EUR/USD is trading around 1.1850 on Wednesday gradually consolidating its losses recorded earlier. For now, tension is mounting ahead of the last Fed decision before the elections and the United States retail sales.
Taking a look from a technical angle, the currency pair’s inability to rise above the 1.1900 mark suggests that there might be a possible near-term bullish exhaustion. With that in mind, any considerable slide towards the 1.1800 mark might still be considered to be a buying opportunity.
That is followed by strong horizontal support that has formed near mid-1.1700s. If broken, it will be considered as a fresh trigger for bearish traders. The pair might then increase its fall heading to the August monthly swing lows that formed in the 1.1700-1.1695 region.
If that zone is broken decisively, it will set the stage for an extension of the recent corrective drop from the levels beyond the key 1.2000 psychological mark.
On the other hand, the 1.1900 mark might continue to act as immediate strong resistance. In that connection, any subsequent positive move will probably encounter some fresh supply near the 1.1935-40 region. A strong surge beyond that level will negate any near-term bearish bias and help the bulls to make a new attempt to push this pair back above the 1.2000 level.
EUR/USD Supporting Factors
Multiple supporting factors helped the EUR/USD pair to regain some follow-through traction in the first half of the trading activities on September 15. The increasing optimism over a potential vaccine for the highly contagious COVID-19 pandemic remained supportive of the positive market mood.
Interestingly, the global risk sentiment got an extra boost from the stronger-than-expected Chinese macro data. That news reinforced expectations for a V-shaped recovery for the world’s second-largest economy. That occurrence, in turn, weighed heavily on the US dollar’s relative haven status and helped the pair to build on its previous bounce from the levels of mid-1.1700s.
This shared currency was also supported by some encouraging data that came from the Eurozone.

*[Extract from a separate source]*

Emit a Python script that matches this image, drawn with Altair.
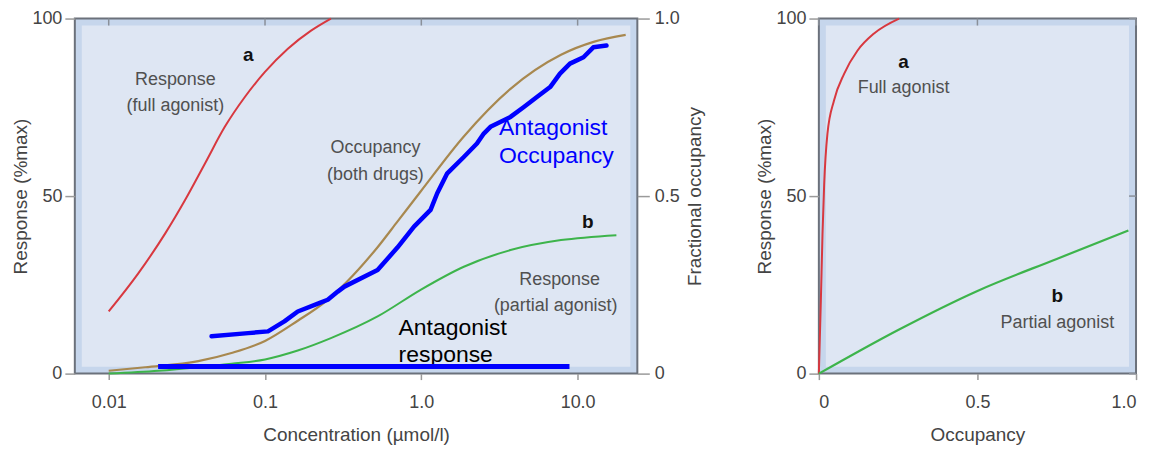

In that connection, the German ZEW Economic Sentiment unexpectedly surged to 77.4 in September from 71.5. The report indicated that experts continue to anticipate a significant recovery for the Eurozone’s biggest economy.
In addition to that, the Eurozone ZEW Economic Sentiment climbed to 73.9 and it pushed the pair back to the 1.1900 mark. But, the momentum lacked any significant follow-through and rapidly lost most of its steam on the back of a late US dollar rebound.
The dollar got some support after the release of the Empire State Manufacturing Index. This Index spiked to 17.0 in September from 3.7 previous and it easily surpassed market expectations by far. That reading was significantly strong enabling it to offset the disappointing release of the US Industrial Production figures; that posted a mere 0.4% growth in August as compared to 3% recorded in July.
Besides that, some repositioning trade ahead of the highly anticipated FOMC decision on September 16 made traders reduce their bearish US dollar bets. The EUR/USD pair retreated about 60 pips from daily tops; and finally was seen consolidating near the lower end of its daily trading range. Nevertheless, it lacked any significant follow-through.
On Wednesday, the pair managed to hold steady below mid-1.1800s through the Asian session. For now, it remains at the mercy of the USD price dynamics in the absence of any considerable market-moving economic releases from the Eurozone.
In the meantime, the United States economic dockets highlight the release of Monthly Retail Sales data for August. That data will be looked upon for some significant tradingimpetus ahead of the key central bank event. All eyes are now on the Fed later today before any direction by the EUR/USD trading pair forms.